Money managers garnered a record ¥61 billion ($553 million) in fees managing the Government Pension Investment Fund's ¥186.2 trillion portfolio — roughly half of Japan's pension assets — for the fiscal year ended March 31.
Those outlays easily topped the previous record of ¥48.7 billion for the year ended March 31, 2018. At the April 2018 start of the following fiscal year, GPIF moved to achieve a better alignment of interests with its external managers, instituting higher performance fees but only passive payouts for managers that fail to top their benchmarks.
The year the new system went into effect, GPIF's fee payments plummeted to ¥29.5 billion before rebounding slightly to ¥31.9 billion for the year through March 31, 2020 — roughly 2 basis points of the weighted average of the portfolio's holdings.
GPIF's then-chief investment officer, Hiromichi Mizuno, insisted the world's biggest pension fund wasn't intent on lowering fees and stood willing to pay handsomely for performance — even as roughly 80% of the pension fund's portfolio continues to be managed passively.
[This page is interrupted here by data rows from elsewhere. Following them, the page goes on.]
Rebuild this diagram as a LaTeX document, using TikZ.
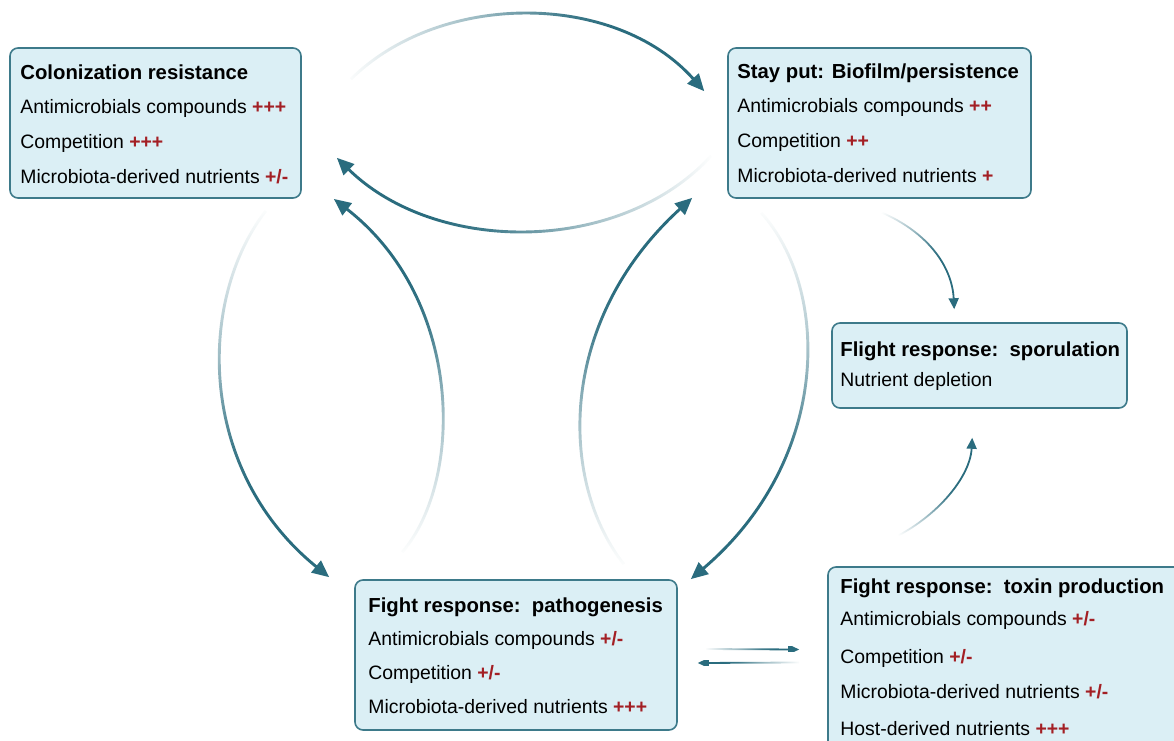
\documentclass[tikz,border=0pt]{standalone}
\usepackage{fontspec}
\setmainfont{Liberation Sans}
\usetikzlibrary{arrows.meta,fadings}
\definecolor{boxfill}{HTML}{DBEFF5}
\definecolor{boxline}{HTML}{3D7A8A}
\definecolor{arrowc}{HTML}{2A6C7E}
\definecolor{plusred}{HTML}{A31F24}
\pgfdeclarehorizontalshading{myfadeshade}{100bp}{rgb(0bp)=(0,0,0); rgb(25bp)=(0,0,0); rgb(42bp)=(0.45,0.45,0.45); rgb(55bp)=(0.9,0.9,0.9); rgb(62bp)=(1,1,1); rgb(100bp)=(1,1,1)}
\pgfdeclarefading{fadein}{\pgfuseshading{myfadeshade}}
\tikzset{
  statebox/.style={draw=boxline, fill=boxfill, line width=0.8pt, rounded corners=4pt, inner sep=0pt},
  ttl/.style={anchor=base west, inner sep=0pt, font=\fontsize{10.15pt}{12pt}\selectfont\bfseries},
  itm/.style={anchor=base west, inner sep=0pt, font=\fontsize{9.7pt}{12pt}\selectfont},
  bigarrow/.style={draw=arrowc, line width=1.45pt, -{Triangle[length=8.5pt,width=7.5pt]}, path fading=fadein},
  smallarrow/.style={draw=arrowc, line width=0.9pt, -{Triangle[length=5.5pt,width=5pt]}, path fading=fadein},
}
\newcommand{\rd}[1]{\textcolor{plusred}{\textbf{#1}}}
\begin{document}
\begin{tikzpicture}[x=0.5pt,y=-0.5pt]
\useasboundingbox (0,0) rectangle (1174,740);
\clip (0,0) rectangle (1174,740);
% boxes
\node[statebox, minimum width=145.5pt, minimum height=75pt] (cr) at (155.5,123) {};
\node[statebox, minimum width=151.5pt, minimum height=75pt] (sp) at (879.5,123) {};
\node[statebox, minimum width=147.5pt, minimum height=42.5pt] (fl) at (979.5,365.5) {};
\node[statebox, minimum width=161pt, minimum height=75pt] (pg) at (516,655) {};
\node[statebox, minimum width=181pt, minimum height=96.5pt] (tx) at (1009,663.5) {};
% texts box 1
\node[ttl] (cr0) at (20,79) {Colonization resistance};
\node[itm] (cr1) at (20,113) {Antimicrobials compounds \rd{+++}};
\node[itm] (cr2) at (20,148) {Competition \rd{+++}};
\node[itm] (cr3) at (20,183) {Microbiota-derived nutrients \rd{+/-}};
% box 2
\node[ttl] (sp0) at (737,78) {Stay put: Biofilm/persistence};
\node[itm] (sp1) at (737,112) {Antimicrobials compounds \rd{++}};
\node[itm] (sp2) at (737,147) {Competition \rd{++}};
\node[itm] (sp3) at (737,182) {Microbiota-derived nutrients \rd{+}};
% box 3
\node[ttl] (fl0) at (840,356) {Flight response:\ \ sporulation};
\node[itm] (fl1) at (840,386) {Nutrient depletion};
% box 4
\node[ttl] (pg0) at (368,612) {Fight response:\ \ pathogenesis};
\node[itm] (pg1) at (368,645) {Antimicrobials compounds \rd{+/-}};
\node[itm] (pg2) at (368,679) {Competition \rd{+/-}};
\node[itm] (pg3) at (368,713) {Microbiota-derived nutrients \rd{+++}};
% box 5
\node[ttl] (tx0) at (840,593) {Fight response:\ \ toxin production};
\node[itm] (tx1) at (840,625) {Antimicrobials compounds \rd{+/-}};
\node[itm] (tx2) at (840,663) {Competition \rd{+/-}};
\node[itm] (tx3) at (840,698) {Microbiota-derived nutrients \rd{+/-}};
\node[itm] (tx4) at (840,735) {Host-derived nutrients \rd{+++}};
% arrows
\draw[bigarrow, fading angle=-2] ([shift={(49,32)}]cr.north east) .. controls (440,-9) and (615,-9) .. ([shift={(-23,44)}]sp.north west);
\draw[bigarrow, fading angle=180] ([shift={(-16,-43)}]sp.south west) .. controls (620,255) and (436,255) .. ([shift={(35,-41)}]cr.south east);
\draw[bigarrow, fading angle=-80] ([shift={(-36,12)}]cr.south east) .. controls (197,300) and (197,470) .. ([shift={(-25,-2)}]pg.north west);
\draw[bigarrow, fading angle=101] ([shift={(48,-27)}]pg.north west) .. controls (464,480) and (464,300) .. ([shift={(32,0)}]cr.south east);
\draw[bigarrow, fading angle=79] ([shift={(-54,-15)}]pg.north east) .. controls (558,480) and (558,320) .. ([shift={(-35,-1)}]sp.south west);
\draw[bigarrow, fading angle=-101] ([shift={(34,14)}]sp.south west) .. controls (831,290) and (831,460) .. ([shift={(13,0)}]pg.north east);
\draw[smallarrow, fading angle=-49] ([shift={(134,6)}]sp.south west) .. controls (925,225) and (952,265) .. ([shift={(123,-13)}]fl.north west);
\draw[smallarrow, fading angle=49] ([shift={(52,-22)}]tx.north west) .. controls (930,525) and (970,480) .. ([shift={(141,29)}]fl.south west);
\draw[smallarrow, fading angle=0] ([shift={(28,-6)}]pg.east) -- ([shift={(-28,-14)}]tx.west);
\draw[smallarrow, fading angle=180] ([shift={(-28,-1)}]tx.west) -- ([shift={(20,8)}]pg.east);
\end{tikzpicture}
\end{document}
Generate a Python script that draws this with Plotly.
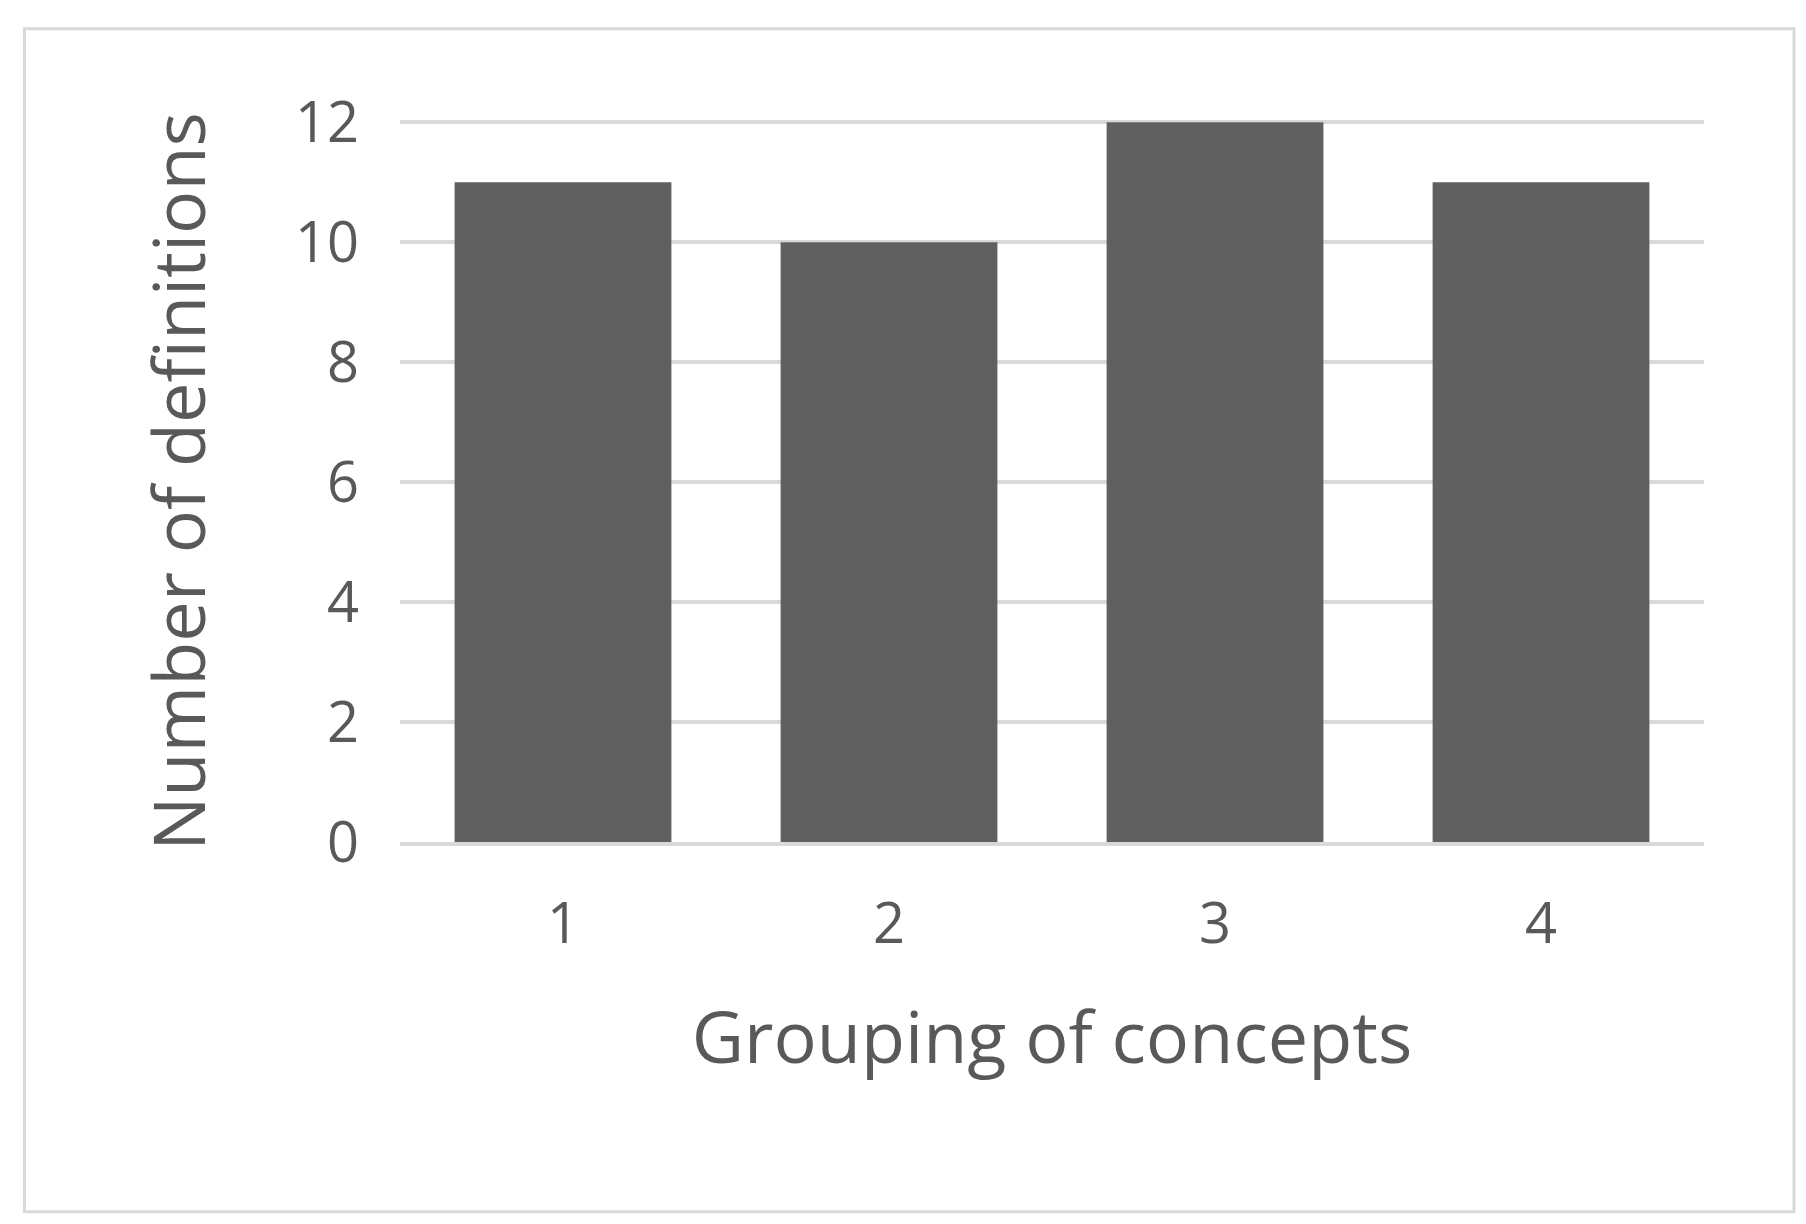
import plotly.graph_objects as go

categories = ["1", "2", "3", "4"]
values = [11, 10, 12, 11]
y_ticks = [0, 2, 4, 6, 8, 10, 12]

fig = go.Figure(go.Bar(x=categories, y=values, marker=dict(color="#606060", line=dict(width=0))))
fig.update_layout(
    width=1806, height=1224, plot_bgcolor="white", paper_bgcolor="white",
    margin=dict(l=392, r=110, t=113, b=390),
    bargap=0.335, showlegend=False,
    font=dict(family="Open Sans, Liberation Sans", color="#595959", size=56),
    shapes=[dict(type="rect", xref="paper", yref="paper", x0=-0.288, x1=1.069, y0=-0.513, y1=1.128,
                 line=dict(color="#d9d9d9", width=3))],
)
fig.update_xaxes(type="category", showgrid=False, showline=True, linecolor="#d9d9d9", linewidth=4,
                 ticks="", ticklabelstandoff=30,
                 title=dict(text="Grouping of concepts", font=dict(size=72), standoff=55))
fig.update_yaxes(range=[0, 12.02], tickvals=y_ticks, gridcolor="#d9d9d9", gridwidth=4, zeroline=False,
                 ticks="", ticklabelstandoff=40,
                 title=dict(text="Number of definitions", font=dict(size=72), standoff=65))
fig.write_html("out.html")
The fund ended its March 31 fiscal year with roughly 25% of its portfolio, or more than ¥47 trillion, each in domestic and foreign stocks and bonds. Within those segments, active allocations came to 27% for domestic bonds, 24% for foreign bonds, 12% for foreign stocks and 7% for domestic stocks.
The volatile, pandemic-stricken year through March 2021 effectively became the first broad test of GPIF's willingness to pay for alpha, with more than 80% of the pension fund's roughly 50 active managers outperforming their benchmarks — many by substantial margins. The year before, 18 managers outperformed while 29 underperformed. For the year ended March 31, 2019, 24 bested their benchmarks and 25 underperformed.
GPIF's latest annual report suggests that managers were able to share in the portfolio's stellar 25% — or $340 billion — gain for the year, with fee payouts up more than 90% and climbing for the first time to roughly 4 basis points of the portfolio's value.